After breaking out of last month’s resistance zone around $28.4K, Bitcoin price dropped about 6.41 percent this week to trade around $28K going into the weekend. Bitcoin miners and holders have accelerated the selling pressure with more than 14.4K Bitcoins added on the largest cryptocurrency exchange by daily traded volume, Binance, in the past seven days. Notably, an increase in Bitcoin holdings on centralized exchanges is perceived as a bearish sentiment.
From the derivatives market, more than 80 percent of long traders were liquidated in the past 24 hours, with a total of $157 million rekt. Bitcoin traders were the most with 83 percent long traders of $59 million liquidated in the last 24 hours.
Bitcoin and the crypto market outlook
With the rise of new meme-coins such as $PEPE and $WOJAK, Bitcoin’s dominance has continued to depict bearish momentum. According to market data provided by Binance-backed and TradingView, Bitcoin’s dominance stood at around 47.16 percent of the total crypto market capitalization. Ethereum followed closely with a market dominance of approximately 18.7 percent. Notably, the total crypto market capitalization hovered around $1.23 trillion and a total daily traded volume of about $60.8 billion.

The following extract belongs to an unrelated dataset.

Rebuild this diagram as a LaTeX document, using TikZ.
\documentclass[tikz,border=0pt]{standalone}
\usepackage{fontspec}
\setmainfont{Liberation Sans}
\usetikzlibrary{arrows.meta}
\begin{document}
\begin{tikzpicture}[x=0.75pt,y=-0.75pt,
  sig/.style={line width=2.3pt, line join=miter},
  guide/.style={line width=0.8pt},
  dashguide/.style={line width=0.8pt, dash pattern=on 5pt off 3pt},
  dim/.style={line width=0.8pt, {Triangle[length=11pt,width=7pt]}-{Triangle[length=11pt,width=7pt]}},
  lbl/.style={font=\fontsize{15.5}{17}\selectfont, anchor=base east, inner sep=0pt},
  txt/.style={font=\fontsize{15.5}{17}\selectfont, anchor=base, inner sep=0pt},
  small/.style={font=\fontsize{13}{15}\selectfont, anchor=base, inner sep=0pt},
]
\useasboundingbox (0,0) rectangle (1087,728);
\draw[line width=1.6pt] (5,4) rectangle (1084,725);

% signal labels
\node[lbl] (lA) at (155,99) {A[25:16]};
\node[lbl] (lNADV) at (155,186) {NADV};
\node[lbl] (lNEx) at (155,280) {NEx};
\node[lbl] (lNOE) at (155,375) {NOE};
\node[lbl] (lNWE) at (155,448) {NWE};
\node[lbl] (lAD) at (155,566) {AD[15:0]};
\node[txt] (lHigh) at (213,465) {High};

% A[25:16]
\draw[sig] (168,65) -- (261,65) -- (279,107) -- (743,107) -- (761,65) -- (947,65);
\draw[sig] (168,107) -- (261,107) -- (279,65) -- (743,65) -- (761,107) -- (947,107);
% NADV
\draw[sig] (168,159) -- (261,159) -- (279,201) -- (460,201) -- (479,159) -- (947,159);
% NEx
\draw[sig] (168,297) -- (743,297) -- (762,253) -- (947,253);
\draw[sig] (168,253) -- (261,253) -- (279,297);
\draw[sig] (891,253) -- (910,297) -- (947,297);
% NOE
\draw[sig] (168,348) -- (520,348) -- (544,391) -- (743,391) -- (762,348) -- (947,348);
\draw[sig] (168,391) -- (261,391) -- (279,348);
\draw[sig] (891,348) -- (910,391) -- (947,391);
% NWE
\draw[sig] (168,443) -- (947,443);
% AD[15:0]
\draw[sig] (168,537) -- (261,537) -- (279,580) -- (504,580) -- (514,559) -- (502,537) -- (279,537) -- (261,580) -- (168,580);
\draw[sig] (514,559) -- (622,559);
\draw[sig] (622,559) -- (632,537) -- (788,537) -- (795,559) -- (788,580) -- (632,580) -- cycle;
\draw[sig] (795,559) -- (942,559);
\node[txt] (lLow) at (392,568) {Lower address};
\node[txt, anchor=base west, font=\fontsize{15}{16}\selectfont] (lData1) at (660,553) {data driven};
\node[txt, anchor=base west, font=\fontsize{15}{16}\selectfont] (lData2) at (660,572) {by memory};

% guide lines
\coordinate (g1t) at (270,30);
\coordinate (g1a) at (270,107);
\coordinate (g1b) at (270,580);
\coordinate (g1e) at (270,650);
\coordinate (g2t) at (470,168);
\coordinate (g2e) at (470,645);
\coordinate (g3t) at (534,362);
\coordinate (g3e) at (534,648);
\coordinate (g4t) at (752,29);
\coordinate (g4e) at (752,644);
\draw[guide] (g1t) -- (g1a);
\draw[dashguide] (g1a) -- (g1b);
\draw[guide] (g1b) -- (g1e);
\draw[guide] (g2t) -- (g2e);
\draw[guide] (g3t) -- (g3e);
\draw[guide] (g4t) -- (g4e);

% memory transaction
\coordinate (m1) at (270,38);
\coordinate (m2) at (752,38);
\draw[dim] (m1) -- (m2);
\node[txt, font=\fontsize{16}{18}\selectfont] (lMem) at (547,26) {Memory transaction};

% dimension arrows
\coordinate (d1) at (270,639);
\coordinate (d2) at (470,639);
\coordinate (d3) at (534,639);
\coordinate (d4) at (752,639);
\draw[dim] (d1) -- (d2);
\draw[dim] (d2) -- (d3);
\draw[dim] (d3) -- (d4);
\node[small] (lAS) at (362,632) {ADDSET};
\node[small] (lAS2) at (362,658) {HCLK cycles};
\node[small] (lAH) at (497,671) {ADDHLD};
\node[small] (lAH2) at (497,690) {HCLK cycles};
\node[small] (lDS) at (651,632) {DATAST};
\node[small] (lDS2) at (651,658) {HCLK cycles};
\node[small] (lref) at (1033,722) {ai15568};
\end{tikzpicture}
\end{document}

The most influential crypto development in the past week came from the European Union’s parliament. After months of deliberation, the EU regulators almost unanimously passed the Markets in Crypto-Assets Act (MiCA), legislation that standardizes regulations and establishes harmonized rules for crypto assets across the European Union.
The move was viewed as a bullish outlook from the crypto market, which previously received hostile regulatory developments from the United States. The United States Securities and Exchange Commission under the leadership of Chair Gary Gensler has been accused of silently killing the cryptocurrency and blockchain industry. During a recent Congressional hearing, Gensler had a hard time answering whether altcoins are securities or commodities.
“The Kabuki theatre that unfolded in Washington this week suggests Asia and other jurisdictions will continue to gain market share from the U.S.,” Mark Connors, the head of research at Canadian crypto asset manager 3iQ, noted. Adding that’
Coinbase’s decision to get licensed in Bermuda to launch an exchange as early as next week shows that U.S. digital asset companies are now voting with their feet. So this week we had both price and regulatory volatility, with only one clear loser, the U.S. economy.
Price action
The Bitcoin market still has high volatility compared to the traditional stock industry despite having a market capitalization of above half a trillion dollars. From a technical standpoint, Bitcoin price could have more choppy days ahead as the weekly death cross between the 50 and 200 MA hold effects. As a result, a popular crypto analyst on Twitter, Mikybull, anticipates Bitcoin to continue in correction mode if $29k is rejected again in the coming days.
#Bitcoin 29500$ – 30000$ is a level I’ll like to take a short, if it is rejected.
Price is currently sitting on TL support. If it loses 28000$, higher chances that we test 25500 – 26000$ and continue upward.